Tuesday 16 February 2010

Starting Again

So I didn't start Lighter Life :(
I've postponed it until the beginning of March now so that I can get the hard few weeks at work out of the way. I'm doubting that i'll be able to stick to it (or any diet) any better then though. I'm rapidly gaining weight and i'm depressed to the max. I just don't know how to get a handle on things.

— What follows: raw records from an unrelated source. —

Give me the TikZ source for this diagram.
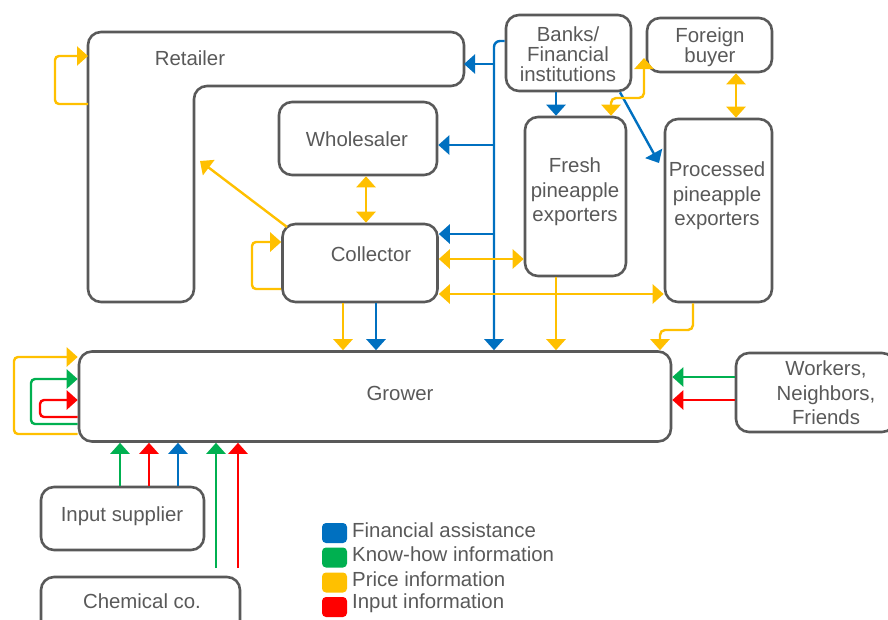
\documentclass[tikz,border=0pt]{standalone}
\usepackage{fontspec}
\setmainfont{Liberation Sans}
\usetikzlibrary{arrows.meta}
\definecolor{fin}{HTML}{0070C0}
\definecolor{know}{HTML}{00B050}
\definecolor{price}{HTML}{FFC000}
\definecolor{inp}{HTML}{FF0000}
\definecolor{edge}{HTML}{595959}
\tikzset{
  actor/.style={draw=edge, line width=2.6pt, rounded corners=13pt, inner sep=0pt},
  lbl/.style={text=edge, font=\fontsize{20.4}{24.5}\selectfont, align=center, inner sep=0pt},
  flow/.style={line width=2.4pt, -{Triangle[width=19pt,length=11pt]}},
  both/.style={line width=2.4pt, {Triangle[width=19pt,length=11pt]}-{Triangle[width=19pt,length=11pt]}},
  key/.style={rounded corners=4pt, minimum width=25pt, minimum height=20pt, inner sep=0pt},
}
\begin{document}
\begin{tikzpicture}[x=1pt, y=-1pt]
  \useasboundingbox (0,0) rectangle (888,619);
  % actors
  \draw[actor] (88,32) -- (464,32) -- (464,86) -- (194,86) -- (194,302) -- (88,302) -- cycle;
  \coordinate (retailer) at (464,64);
  \coordinate (retailer-w) at (88,80);
  \coordinate (retailer-in) at (200,161);
  \node[lbl] (retailer-t) at (190,58) {Retailer};
  \node[actor, minimum width=158pt, minimum height=73pt] (wholesaler) at (358,138.5) {};
  \node[lbl] (wholesaler-t) at (357,139) {Wholesaler};
  \node[actor, minimum width=155pt, minimum height=78pt] (collector) at (360,263) {};
  \node[lbl] (collector-t) at (371,254) {Collector};
  \node[actor, minimum width=125pt, minimum height=76pt] (banks) at (568.5,53) {};
  \node[lbl, font=\fontsize{20.4}{20}\selectfont] (banks-t) at (568,54) {Banks/\\Financial\\institutions};
  \node[actor, minimum width=125pt, minimum height=54pt] (buyer) at (709.5,45) {};
  \node[lbl, font=\fontsize{20.4}{20}\selectfont] (buyer-t) at (710,47) {Foreign\\buyer};
  \coordinate (buyer-sw) at (644,58);
  \node[actor, minimum width=101pt, minimum height=159pt] (fresh) at (575.5,196.5) {};
  \node[lbl] (fresh-t) at (575,192) {Fresh\\pineapple\\exporters};
  \node[actor, minimum width=107pt, minimum height=183pt] (processed) at (718.5,210.5) {};
  \node[lbl] (processed-t) at (717,196) {Processed\\pineapple\\exporters};
  \coordinate (processed-in) at (659,163);
  \node[actor, minimum width=592pt, minimum height=90pt] (grower) at (375,396.5) {};
  \node[lbl] (grower-t) at (400,393) {Grower};
  \node[actor, minimum width=159pt, minimum height=79pt] (workers) at (815.5,392.5) {};
  \node[lbl] (workers-t) at (826,393) {Workers,\\Neighbors,\\Friends};
  \node[actor, minimum width=163pt, minimum height=63pt] (supplier) at (122.5,518.5) {};
  \node[lbl] (supplier-t) at (122,516) {Input supplier};
  \node[actor, minimum width=199pt, minimum height=63pt] (chemical) at (140.5,608.5) {};
  \node[lbl] (chemical-t) at (142,601) {Chemical co.};
  \coordinate (chemical-top) at (0,568);
  % financial assistance
  \coordinate (trunk) at (494,41);
  \begin{scope}[fin]
    \draw[flow, rounded corners=6pt] (banks.west |- trunk) -| (grower.north -| trunk);
    \draw[flow] (trunk |- retailer) -- (retailer);
    \draw[flow] (trunk |- 0,145) -- (wholesaler.east |- 0,145);
    \draw[flow] (trunk |- 0,234) -- (collector.east |- 0,234);
    \draw[flow] (banks.south -| 556,0) -- (fresh.north -| 556,0);
    \draw[flow] (banks.south -| 620,0) -- (processed-in);
    \draw[flow] (collector.south -| 376,0) -- (grower.north -| 376,0);
    \draw[flow] (supplier.north -| 178,0) -- (grower.south -| 178,0);
  \end{scope}
  % price information
  \begin{scope}[price]
    \draw[flow, rounded corners=4pt] (retailer-w |- 0,104) -| (55,56) -- (retailer-w |- 0,56);
    \draw[flow, rounded corners=4pt] (collector.west |- 0,289) -| (252,242) -- (collector.west |- 0,242);
    \draw[flow] (287,227) -- (retailer-in);
    \draw[both] (wholesaler.south -| 366,0) -- (collector.north -| 366,0);
    \draw[both, rounded corners=5pt] (fresh.north -| 611,0) |- (buyer-sw |- 0,98) -- (buyer-sw);
    \draw[both] (buyer.south -| 736,0) -- (processed.north -| 736,0);
    \draw[both] (collector.east |- 0,259) -- (fresh.west |- 0,259);
    \draw[both] (collector.east |- 0,294) -- (processed.west |- 0,294);
    \draw[flow] (collector.south -| 343,0) -- (grower.north -| 343,0);
    \draw[flow] (fresh.south -| 556,0) -- (grower.north -| 556,0);
    \draw[flow, rounded corners=5pt] (processed.south -| 693,0) |- (660,330) -- (grower.north -| 660,0);
    \draw[flow, rounded corners=4pt] (grower.west |- 0,434) -| (14,357) -- (grower.west |- 0,357);
  \end{scope}
  % know-how information
  \begin{scope}[know]
    \draw[flow, rounded corners=4pt] (grower.west |- 0,424) -| (31,379) -- (grower.west |- 0,379);
    \draw[flow] (workers.west |- 0,377) -- (grower.east |- 0,377);
    \draw[flow] (supplier.north -| 120,0) -- (grower.south -| 120,0);
    \draw[flow] (chemical-top -| 216,0) -- (grower.south -| 216,0);
  \end{scope}
  % input information
  \begin{scope}[inp]
    \draw[flow, rounded corners=4pt] (grower.west |- 0,417) -| (40,400) -- (grower.west |- 0,400);
    \draw[flow] (workers.west |- 0,400) -- (grower.east |- 0,400);
    \draw[flow] (supplier.north -| 149,0) -- (grower.south -| 149,0);
    \draw[flow] (chemical-top -| 238,0) -- (grower.south -| 238,0);
  \end{scope}
  % legend
  \node[key, fill=fin] (key-fin) at (334.5,533) {};
  \node[lbl, anchor=west] (key-fin-t) at (352,530) {Financial assistance};
  \node[key, fill=know] (key-know) at (334.5,557.5) {};
  \node[lbl, anchor=west] (key-know-t) at (352,554) {Know-how information};
  \node[key, fill=price] (key-price) at (334.5,582.5) {};
  \node[lbl, anchor=west] (key-price-t) at (352,579) {Price information};
  \node[key, fill=inp] (key-inp) at (334.5,607) {};
  \node[lbl, anchor=west] (key-inp-t) at (352,603) {Input information};
\end{tikzpicture}
\end{document}
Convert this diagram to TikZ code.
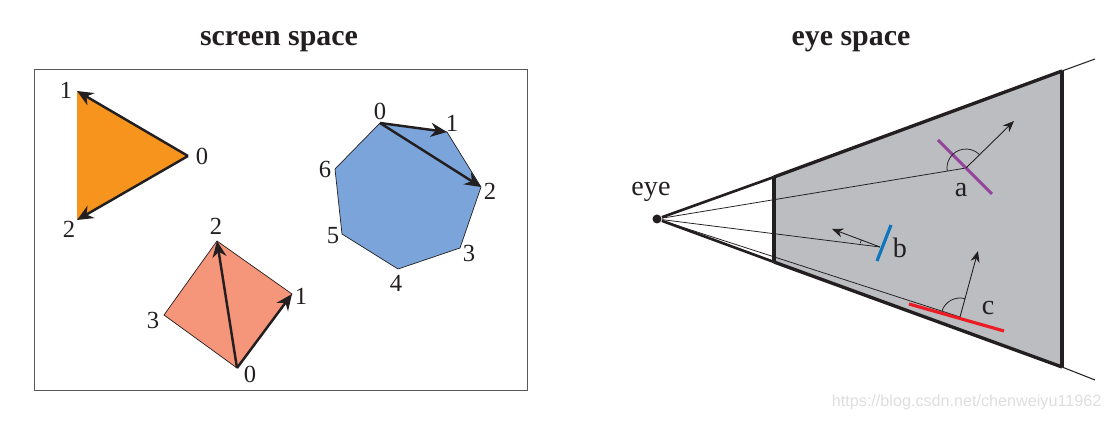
\documentclass[tikz,border=0pt]{standalone}
\usepackage{fontspec}
\setmainfont{Liberation Serif}
\setsansfont{Liberation Sans}
\usepackage{tikz}
\usetikzlibrary{arrows.meta}
\definecolor{orange}{HTML}{F7941D}
\definecolor{salmon}{HTML}{F5957A}
\definecolor{skyblue}{HTML}{7BA5DA}
\definecolor{gray}{HTML}{BBBDC0}
\definecolor{ink}{HTML}{231F20}
\definecolor{purple}{HTML}{92459B}
\definecolor{blue}{HTML}{0E76BC}
\definecolor{red}{HTML}{ED1C24}
\tikzset{
  title/.style={font=\fontsize{8.5}{10}\selectfont\bfseries,text=ink},
  num/.style={font=\fontsize{7}{8}\selectfont,text=ink,inner sep=0pt},
  tag/.style={font=\fontsize{8}{9}\selectfont,text=ink,inner sep=0pt},
  edge/.style={ink,line width=.7pt,-{Stealth[length=4.6pt,width=4pt]},shorten <=0pt},
  side/.style={ink,line width=.75pt},
  sight/.style={ink,line width=.22pt},
  normal/.style={ink,line width=.25pt,-{Stealth[length=3.2pt,width=2.6pt]}}
}
\begin{document}
\begin{tikzpicture}
  \useasboundingbox (0,0) rectangle (11.1,4.21);
  \node[title] (screen) at (2.79,3.79) {screen space};
  \node[title] (eyespace) at (8.51,3.79) {eye space};
  \draw[ink!75,line width=.25pt] (.34,.31) rectangle (5.27,3.52);
  % triangle
  \coordinate (t0) at (1.88,2.65);
  \coordinate (t1) at (.77,3.30);
  \coordinate (t2) at (.77,2.01);
  \fill[orange] (t0)--(t1)--(t2)--cycle;
  \draw[edge] (t0)--(t1);
  \draw[edge] (t0)--(t2);
  \node[num] (nt0) at (2.02,2.65) {0};
  \node[num] (nt1) at (.66,3.31) {1};
  \node[num] (nt2) at (.69,1.92) {2};
  % quad
  \coordinate (q0) at (2.37,.53);
  \coordinate (q1) at (2.92,1.27);
  \coordinate (q2) at (2.17,1.80);
  \coordinate (q3) at (1.64,1.06);
  \filldraw[fill=salmon,draw=ink,line width=.2pt] (q0)--(q1)--(q2)--(q3)--cycle;
  \draw[edge] (q0)--(q1);
  \draw[edge] (q0)--(q2);
  \node[num] (nq0) at (2.50,.47) {0};
  \node[num] (nq1) at (3.01,1.25) {1};
  \node[num] (nq2) at (2.16,1.95) {2};
  \node[num] (nq3) at (1.53,1.01) {3};
  % heptagon
  \coordinate (h0) at (3.80,2.98);
  \coordinate (h1) at (4.47,2.89);
  \coordinate (h2) at (4.81,2.34);
  \coordinate (h3) at (4.60,1.73);
  \coordinate (h4) at (3.98,1.52);
  \coordinate (h5) at (3.42,1.87);
  \coordinate (h6) at (3.35,2.52);
  \filldraw[fill=skyblue,draw=ink,line width=.2pt] (h0)--(h1)--(h2)--(h3)--(h4)--(h5)--(h6)--cycle;
  \draw[edge] (h0)--(h1);
  \draw[edge] (h0)--(h2);
  \node[num] (nh0) at (3.80,3.10) {0};
  \node[num] (nh1) at (4.52,2.98) {1};
  \node[num] (nh2) at (4.90,2.30) {2};
  \node[num] (nh3) at (4.69,1.68) {3};
  \node[num] (nh4) at (3.96,1.38) {4};
  \node[num] (nh5) at (3.33,1.85) {5};
  \node[num] (nh6) at (3.25,2.52) {6};
  % frustum
  \coordinate (neartop) at (7.74,2.44);
  \coordinate (nearbot) at (7.74,1.59);
  \coordinate (fartop) at (10.62,3.50);
  \coordinate (farbot) at (10.62,.54);
  \coordinate (outtop) at (10.95,3.62);
  \coordinate (outbot) at (10.95,.41);
  \fill[gray] (neartop)--(fartop)--(farbot)--(nearbot)--cycle;
  \node[circle,fill=ink,inner sep=0pt,minimum size=.09cm] (eye) at (6.57,2.02) {};
  \draw[side] (eye)--(neartop);
  \draw[side] (eye)--(nearbot);
  \draw[side,line width=.95pt] (neartop)--(fartop);
  \draw[side,line width=.95pt] (nearbot)--(farbot);
  \draw[side,line width=.95pt] (neartop)--(nearbot);
  \draw[side,line width=.95pt] (fartop)--(farbot);
  \draw[sight,line width=.3pt] (fartop)--(outtop);
  \draw[sight,line width=.3pt] (farbot)--(outbot);
  \node[tag] (eyelabel) at (6.51,2.29) {eye};
  % surfaces
  \coordinate (hita) at (9.66,2.53);
  \coordinate (hitb) at (8.80,1.74);
  \coordinate (hitc) at (9.60,1.04);
  \coordinate (tipa) at (10.14,3.00);
  \coordinate (tipb) at (8.32,1.92);
  \coordinate (tipc) at (9.78,1.70);
  \draw[sight] (eye)--(hita);
  \draw[sight] (eye)--(hitb);
  \draw[sight] (eye)--(hitc);
  \draw[purple,line width=.9pt] (9.38,2.81)--(9.92,2.27);
  \draw[blue,line width=.9pt] (8.91,1.96)--(8.77,1.60);
  \draw[red,line width=.9pt] (9.09,1.17)--(10.04,.90);
  \draw[normal] (hita)--(tipa);
  \draw[normal] (hitb)--(tipb);
  \draw[normal] (hitc)--(tipc);
  \draw[sight] (hita) ++(189.4:.19) arc[start angle=189.4,end angle=44.4,radius=.19];
  \draw[sight] (hitb) ++(168.6:.2) arc[start angle=168.6,end angle=159.4,radius=.2];
  \draw[sight] (hitc) ++(162:.19) arc[start angle=162,end angle=74.7,radius=.19];
  \node[tag] (a) at (9.61,2.31) {a};
  \node[tag] (b) at (9.00,1.73) {b};
  \node[tag] (c) at (9.88,1.13) {c};
  \node[font=\fontsize{4.6}{5}\sffamily,text=black!13,anchor=east,inner sep=0pt] (mark) at (11.02,.19) {https://blog.csdn.net/chenweiyu11962};
\end{tikzpicture}
\end{document}
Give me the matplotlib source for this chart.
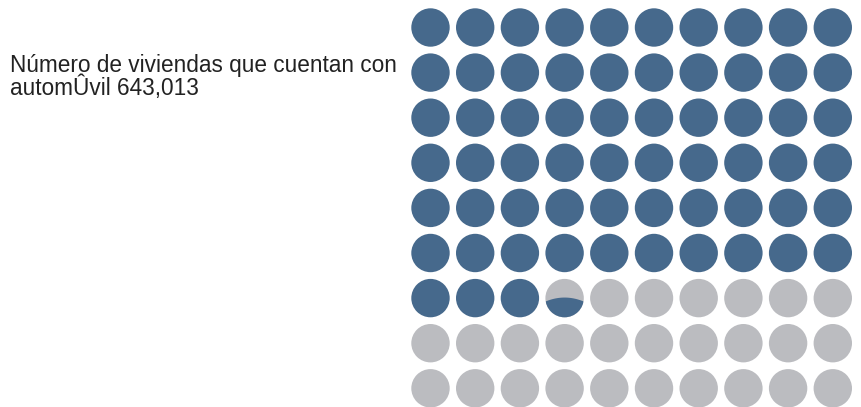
import numpy as np
from matplotlib import pyplot as plt
from matplotlib.patches import Circle, Polygon

# Datos del gráfico de puntos
etiqueta = 'Número de viviendas que cuentan con\nautomÛvil 643,013'
n_filas = 9
n_columnas = 10
puntos_llenos = 63.37  # círculos coloreados (el último parcial)

color_lleno = '#46698c'
color_vacio = '#bbbcc0'

fig = plt.figure(figsize=(8.61, 4.07), dpi=100)
ax = fig.add_axes([0, 0, 1, 1])
ax.set_xlim(0, 861)
ax.set_ylim(407, 0)
ax.set_aspect('equal')
ax.axis('off')

# Posición de la cuadrícula en píxeles
x0, y0 = 430.5, 27.5
paso_x, paso_y = 44.7, 45.1
radio = 19.2

enteros = int(np.floor(puntos_llenos))
fraccion = puntos_llenos - enteros

for i in range(n_filas):
    for j in range(n_columnas):
        k = i * n_columnas + j
        cx, cy = x0 + j * paso_x, y0 + i * paso_y
        if k < enteros:
            ax.add_patch(Circle((cx, cy), radio, color=color_lleno, lw=0))
        else:
            fondo = Circle((cx, cy), radio, color=color_vacio, lw=0)
            ax.add_patch(fondo)
            if k == enteros and fraccion > 0:
                # relleno parcial desde abajo, con borde superior curvo
                nivel = cy + radio - 2 * radio * 0.41
                u = np.linspace(-1, 1, 40)
                xs = cx + u * radio
                ys = nivel - 4 * (1 - u ** 2)
                pts = list(zip(xs, ys)) + [(cx + radio, cy + radio + 2), (cx - radio, cy + radio + 2)]
                relleno = Polygon(pts, closed=True, color=color_lleno, lw=0)
                ax.add_patch(relleno)
                relleno.set_clip_path(fondo)

ax.text(10, 77, etiqueta, fontsize=16.3, family='Liberation Sans',
        color='#222222', ha='left', va='center', linespacing=0.9)

fig.savefig('out.png', dpi=100)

Why can't I stop binge eating?
Today when I drove home I thought about what I would do when I got home from work. I felt so depressed about my life (or lack thereof) that it felt empty to go home and have nothing to 'look forward to'. My mind drew me to the conclusion that there was no point in not eating because then I would be depressed and lonely. Of course the whole reason for my feeling depressed and lonely is my weight and of course, the eating then led to me feeling those negative emotions a billion times more than I would anyway. I feel like such a loser - surely I should just be able to stick to a diet but apparently losing my figure, my self-esteem, my friendships and my social life is a small price to pay to be able to gorge on JUNK FOOD!
After my binges I feel like tomorrow will be the day that I stick to the diet but tomorrow comes and the same thing happens again.
I thought about scrapping this blog and starting again, I feel stupid for setting myself this challenge and FAILING spectacularly - but I didn't want to so i'm here moaning instead and making excuses yet again. I don't think anyones reading anyway.
I think that i've given up the fight. I'll post again when I stop being a waste of space.